• **Given material**:

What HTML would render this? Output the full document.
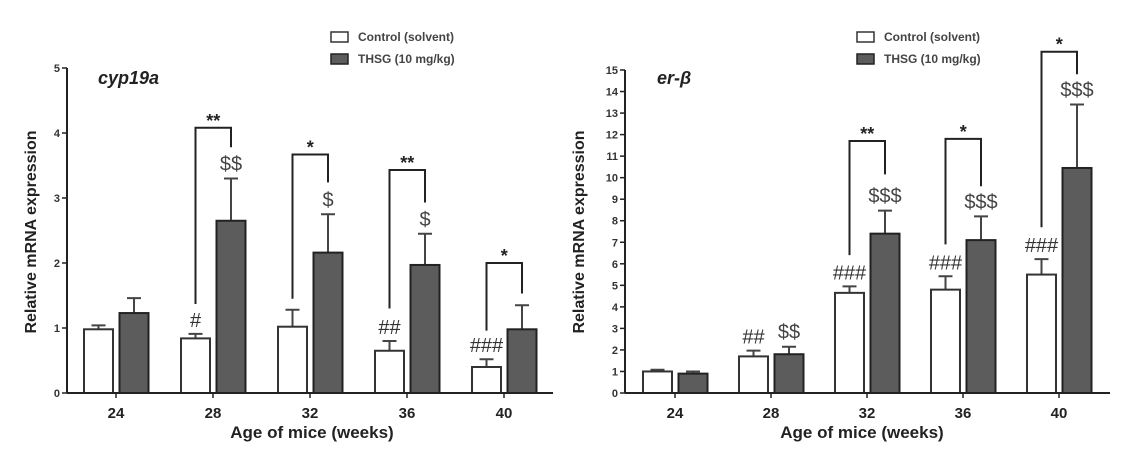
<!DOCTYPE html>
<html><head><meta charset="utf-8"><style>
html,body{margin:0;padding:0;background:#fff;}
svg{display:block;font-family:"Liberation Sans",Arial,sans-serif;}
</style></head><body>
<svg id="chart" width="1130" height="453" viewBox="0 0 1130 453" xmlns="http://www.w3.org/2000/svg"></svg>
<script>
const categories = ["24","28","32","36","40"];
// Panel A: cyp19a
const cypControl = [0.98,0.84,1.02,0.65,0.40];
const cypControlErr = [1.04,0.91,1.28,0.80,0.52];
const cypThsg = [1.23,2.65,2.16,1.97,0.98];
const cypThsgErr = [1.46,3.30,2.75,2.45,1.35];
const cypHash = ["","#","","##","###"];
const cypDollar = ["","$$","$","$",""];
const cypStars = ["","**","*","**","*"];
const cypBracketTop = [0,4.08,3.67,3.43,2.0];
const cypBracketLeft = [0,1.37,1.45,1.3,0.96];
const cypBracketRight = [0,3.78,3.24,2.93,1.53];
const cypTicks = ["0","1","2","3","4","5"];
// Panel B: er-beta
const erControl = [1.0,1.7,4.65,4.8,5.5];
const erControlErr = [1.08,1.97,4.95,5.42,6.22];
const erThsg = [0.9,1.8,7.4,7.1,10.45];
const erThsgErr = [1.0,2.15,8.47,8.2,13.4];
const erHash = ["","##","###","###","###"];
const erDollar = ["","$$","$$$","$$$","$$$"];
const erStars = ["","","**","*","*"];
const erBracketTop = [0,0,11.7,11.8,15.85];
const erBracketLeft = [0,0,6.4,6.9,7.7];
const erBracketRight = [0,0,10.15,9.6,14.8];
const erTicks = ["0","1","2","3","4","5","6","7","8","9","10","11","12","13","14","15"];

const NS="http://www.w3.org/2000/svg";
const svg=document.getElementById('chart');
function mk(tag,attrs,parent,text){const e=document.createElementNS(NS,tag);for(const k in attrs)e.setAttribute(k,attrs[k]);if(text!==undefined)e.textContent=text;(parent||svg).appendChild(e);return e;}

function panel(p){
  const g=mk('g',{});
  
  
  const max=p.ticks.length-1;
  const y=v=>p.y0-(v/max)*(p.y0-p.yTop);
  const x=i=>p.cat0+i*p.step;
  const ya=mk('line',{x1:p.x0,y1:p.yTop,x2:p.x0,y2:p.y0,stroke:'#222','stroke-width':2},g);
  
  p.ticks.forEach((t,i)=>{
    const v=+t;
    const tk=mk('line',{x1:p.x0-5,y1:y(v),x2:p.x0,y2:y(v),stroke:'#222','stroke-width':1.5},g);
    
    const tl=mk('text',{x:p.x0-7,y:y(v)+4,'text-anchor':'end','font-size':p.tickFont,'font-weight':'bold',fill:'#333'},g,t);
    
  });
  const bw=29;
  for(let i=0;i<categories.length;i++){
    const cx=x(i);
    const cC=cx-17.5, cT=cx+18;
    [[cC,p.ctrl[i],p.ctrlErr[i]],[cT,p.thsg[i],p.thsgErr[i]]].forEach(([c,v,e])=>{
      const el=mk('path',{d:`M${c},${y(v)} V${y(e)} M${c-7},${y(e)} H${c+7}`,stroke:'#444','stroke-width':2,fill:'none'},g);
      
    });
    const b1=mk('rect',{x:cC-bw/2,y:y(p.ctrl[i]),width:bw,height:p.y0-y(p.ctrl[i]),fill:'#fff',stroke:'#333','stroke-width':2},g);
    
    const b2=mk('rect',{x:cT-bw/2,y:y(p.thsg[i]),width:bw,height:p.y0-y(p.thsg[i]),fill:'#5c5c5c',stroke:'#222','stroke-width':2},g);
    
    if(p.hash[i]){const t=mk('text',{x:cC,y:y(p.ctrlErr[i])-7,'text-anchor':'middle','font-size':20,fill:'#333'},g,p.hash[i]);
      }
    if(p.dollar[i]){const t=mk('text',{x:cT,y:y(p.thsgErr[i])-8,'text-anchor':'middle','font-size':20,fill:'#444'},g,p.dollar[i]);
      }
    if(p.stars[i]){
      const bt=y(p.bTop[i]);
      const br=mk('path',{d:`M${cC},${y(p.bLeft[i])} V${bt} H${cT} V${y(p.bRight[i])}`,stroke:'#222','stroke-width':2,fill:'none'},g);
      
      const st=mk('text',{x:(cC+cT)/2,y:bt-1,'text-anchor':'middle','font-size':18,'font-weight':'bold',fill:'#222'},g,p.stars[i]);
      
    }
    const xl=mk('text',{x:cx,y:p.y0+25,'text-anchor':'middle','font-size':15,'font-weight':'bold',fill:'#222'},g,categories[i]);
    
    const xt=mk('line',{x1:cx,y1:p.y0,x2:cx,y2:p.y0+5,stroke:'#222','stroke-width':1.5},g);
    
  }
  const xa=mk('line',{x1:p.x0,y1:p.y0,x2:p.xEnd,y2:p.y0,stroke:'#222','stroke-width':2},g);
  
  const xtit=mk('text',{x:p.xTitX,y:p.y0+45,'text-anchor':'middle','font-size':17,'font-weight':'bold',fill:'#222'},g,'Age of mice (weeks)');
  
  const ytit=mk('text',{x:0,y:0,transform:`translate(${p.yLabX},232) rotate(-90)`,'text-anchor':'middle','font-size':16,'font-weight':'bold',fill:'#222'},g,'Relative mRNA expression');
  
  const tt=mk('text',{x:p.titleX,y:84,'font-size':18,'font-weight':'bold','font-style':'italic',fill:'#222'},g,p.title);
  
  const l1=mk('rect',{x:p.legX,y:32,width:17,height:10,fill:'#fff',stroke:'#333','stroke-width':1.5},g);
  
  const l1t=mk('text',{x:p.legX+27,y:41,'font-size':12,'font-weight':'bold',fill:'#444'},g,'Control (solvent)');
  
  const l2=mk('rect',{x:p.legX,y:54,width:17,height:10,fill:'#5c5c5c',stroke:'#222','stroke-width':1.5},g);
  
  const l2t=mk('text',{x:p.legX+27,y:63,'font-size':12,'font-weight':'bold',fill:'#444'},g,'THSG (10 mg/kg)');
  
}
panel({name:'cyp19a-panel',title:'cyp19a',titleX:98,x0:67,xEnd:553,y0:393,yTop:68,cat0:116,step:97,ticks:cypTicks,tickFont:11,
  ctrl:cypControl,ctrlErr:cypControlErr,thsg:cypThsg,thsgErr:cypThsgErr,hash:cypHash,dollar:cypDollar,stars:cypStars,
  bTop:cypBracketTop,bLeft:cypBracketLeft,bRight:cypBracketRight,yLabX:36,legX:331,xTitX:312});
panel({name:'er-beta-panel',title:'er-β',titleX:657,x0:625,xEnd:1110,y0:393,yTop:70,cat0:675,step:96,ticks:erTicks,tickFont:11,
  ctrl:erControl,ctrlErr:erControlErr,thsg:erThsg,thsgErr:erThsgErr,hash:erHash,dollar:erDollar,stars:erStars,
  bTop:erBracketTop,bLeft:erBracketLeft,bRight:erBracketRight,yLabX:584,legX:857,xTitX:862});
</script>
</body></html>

• **What the task asks**:
Keep the pictures out of the copy and return the rest of the data above exactly.

• **Response**:
What HTML would render this? Output the full document.
<!DOCTYPE html>
<html><head><meta charset="utf-8"><style>
html,body{margin:0;padding:0;background:#fff;}
svg{display:block;font-family:"Liberation Sans",Arial,sans-serif;}
</style></head><body>
<svg id="chart" width="1130" height="453" viewBox="0 0 1130 453" xmlns="http://www.w3.org/2000/svg"></svg>
<script>
const categories = ["24","28","32","36","40"];
// Panel A: cyp19a
const cypControl = [0.98,0.84,1.02,0.65,0.40];
const cypControlErr = [1.04,0.91,1.28,0.80,0.52];
const cypThsg = [1.23,2.65,2.16,1.97,0.98];
const cypThsgErr = [1.46,3.30,2.75,2.45,1.35];
const cypHash = ["","#","","##","###"];
const cypDollar = ["","$$","$","$",""];
const cypStars = ["","**","*","**","*"];
const cypBracketTop = [0,4.08,3.67,3.43,2.0];
const cypBracketLeft = [0,1.37,1.45,1.3,0.96];
const cypBracketRight = [0,3.78,3.24,2.93,1.53];
const cypTicks = ["0","1","2","3","4","5"];
// Panel B: er-beta
const erControl = [1.0,1.7,4.65,4.8,5.5];
const erControlErr = [1.08,1.97,4.95,5.42,6.22];
const erThsg = [0.9,1.8,7.4,7.1,10.45];
const erThsgErr = [1.0,2.15,8.47,8.2,13.4];
const erHash = ["","##","###","###","###"];
const erDollar = ["","$$","$$$","$$$","$$$"];
const erStars = ["","","**","*","*"];
const erBracketTop = [0,0,11.7,11.8,15.85];
const erBracketLeft = [0,0,6.4,6.9,7.7];
const erBracketRight = [0,0,10.15,9.6,14.8];
const erTicks = ["0","1","2","3","4","5","6","7","8","9","10","11","12","13","14","15"];

const NS="http://www.w3.org/2000/svg";
const svg=document.getElementById('chart');
function mk(tag,attrs,parent,text){const e=document.createElementNS(NS,tag);for(const k in attrs)e.setAttribute(k,attrs[k]);if(text!==undefined)e.textContent=text;(parent||svg).appendChild(e);return e;}

function panel(p){
  const g=mk('g',{});
  
  
  const max=p.ticks.length-1;
  const y=v=>p.y0-(v/max)*(p.y0-p.yTop);
  const x=i=>p.cat0+i*p.step;
  const ya=mk('line',{x1:p.x0,y1:p.yTop,x2:p.x0,y2:p.y0,stroke:'#222','stroke-width':2},g);
  
  p.ticks.forEach((t,i)=>{
    const v=+t;
    const tk=mk('line',{x1:p.x0-5,y1:y(v),x2:p.x0,y2:y(v),stroke:'#222','stroke-width':1.5},g);
    
    const tl=mk('text',{x:p.x0-7,y:y(v)+4,'text-anchor':'end','font-size':p.tickFont,'font-weight':'bold',fill:'#333'},g,t);
    
  });
  const bw=29;
  for(let i=0;i<categories.length;i++){
    const cx=x(i);
    const cC=cx-17.5, cT=cx+18;
    [[cC,p.ctrl[i],p.ctrlErr[i]],[cT,p.thsg[i],p.thsgErr[i]]].forEach(([c,v,e])=>{
      const el=mk('path',{d:`M${c},${y(v)} V${y(e)} M${c-7},${y(e)} H${c+7}`,stroke:'#444','stroke-width':2,fill:'none'},g);
      
    });
    const b1=mk('rect',{x:cC-bw/2,y:y(p.ctrl[i]),width:bw,height:p.y0-y(p.ctrl[i]),fill:'#fff',stroke:'#333','stroke-width':2},g);
    
    const b2=mk('rect',{x:cT-bw/2,y:y(p.thsg[i]),width:bw,height:p.y0-y(p.thsg[i]),fill:'#5c5c5c',stroke:'#222','stroke-width':2},g);
    
    if(p.hash[i]){const t=mk('text',{x:cC,y:y(p.ctrlErr[i])-7,'text-anchor':'middle','font-size':20,fill:'#333'},g,p.hash[i]);
      }
    if(p.dollar[i]){const t=mk('text',{x:cT,y:y(p.thsgErr[i])-8,'text-anchor':'middle','font-size':20,fill:'#444'},g,p.dollar[i]);
      }
    if(p.stars[i]){
      const bt=y(p.bTop[i]);
      const br=mk('path',{d:`M${cC},${y(p.bLeft[i])} V${bt} H${cT} V${y(p.bRight[i])}`,stroke:'#222','stroke-width':2,fill:'none'},g);
      
      const st=mk('text',{x:(cC+cT)/2,y:bt-1,'text-anchor':'middle','font-size':18,'font-weight':'bold',fill:'#222'},g,p.stars[i]);
      
    }
    const xl=mk('text',{x:cx,y:p.y0+25,'text-anchor':'middle','font-size':15,'font-weight':'bold',fill:'#222'},g,categories[i]);
    
    const xt=mk('line',{x1:cx,y1:p.y0,x2:cx,y2:p.y0+5,stroke:'#222','stroke-width':1.5},g);
    
  }
  const xa=mk('line',{x1:p.x0,y1:p.y0,x2:p.xEnd,y2:p.y0,stroke:'#222','stroke-width':2},g);
  
  const xtit=mk('text',{x:p.xTitX,y:p.y0+45,'text-anchor':'middle','font-size':17,'font-weight':'bold',fill:'#222'},g,'Age of mice (weeks)');
  
  const ytit=mk('text',{x:0,y:0,transform:`translate(${p.yLabX},232) rotate(-90)`,'text-anchor':'middle','font-size':16,'font-weight':'bold',fill:'#222'},g,'Relative mRNA expression');
  
  const tt=mk('text',{x:p.titleX,y:84,'font-size':18,'font-weight':'bold','font-style':'italic',fill:'#222'},g,p.title);
  
  const l1=mk('rect',{x:p.legX,y:32,width:17,height:10,fill:'#fff',stroke:'#333','stroke-width':1.5},g);
  
  const l1t=mk('text',{x:p.legX+27,y:41,'font-size':12,'font-weight':'bold',fill:'#444'},g,'Control (solvent)');
  
  const l2=mk('rect',{x:p.legX,y:54,width:17,height:10,fill:'#5c5c5c',stroke:'#222','stroke-width':1.5},g);
  
  const l2t=mk('text',{x:p.legX+27,y:63,'font-size':12,'font-weight':'bold',fill:'#444'},g,'THSG (10 mg/kg)');
  
}
panel({name:'cyp19a-panel',title:'cyp19a',titleX:98,x0:67,xEnd:553,y0:393,yTop:68,cat0:116,step:97,ticks:cypTicks,tickFont:11,
  ctrl:cypControl,ctrlErr:cypControlErr,thsg:cypThsg,thsgErr:cypThsgErr,hash:cypHash,dollar:cypDollar,stars:cypStars,
  bTop:cypBracketTop,bLeft:cypBracketLeft,bRight:cypBracketRight,yLabX:36,legX:331,xTitX:312});
panel({name:'er-beta-panel',title:'er-β',titleX:657,x0:625,xEnd:1110,y0:393,yTop:70,cat0:675,step:96,ticks:erTicks,tickFont:11,
  ctrl:erControl,ctrlErr:erControlErr,thsg:erThsg,thsgErr:erThsgErr,hash:erHash,dollar:erDollar,stars:erStars,
  bTop:erBracketTop,bLeft:erBracketLeft,bRight:erBracketRight,yLabX:584,legX:857,xTitX:862});
</script>
</body></html>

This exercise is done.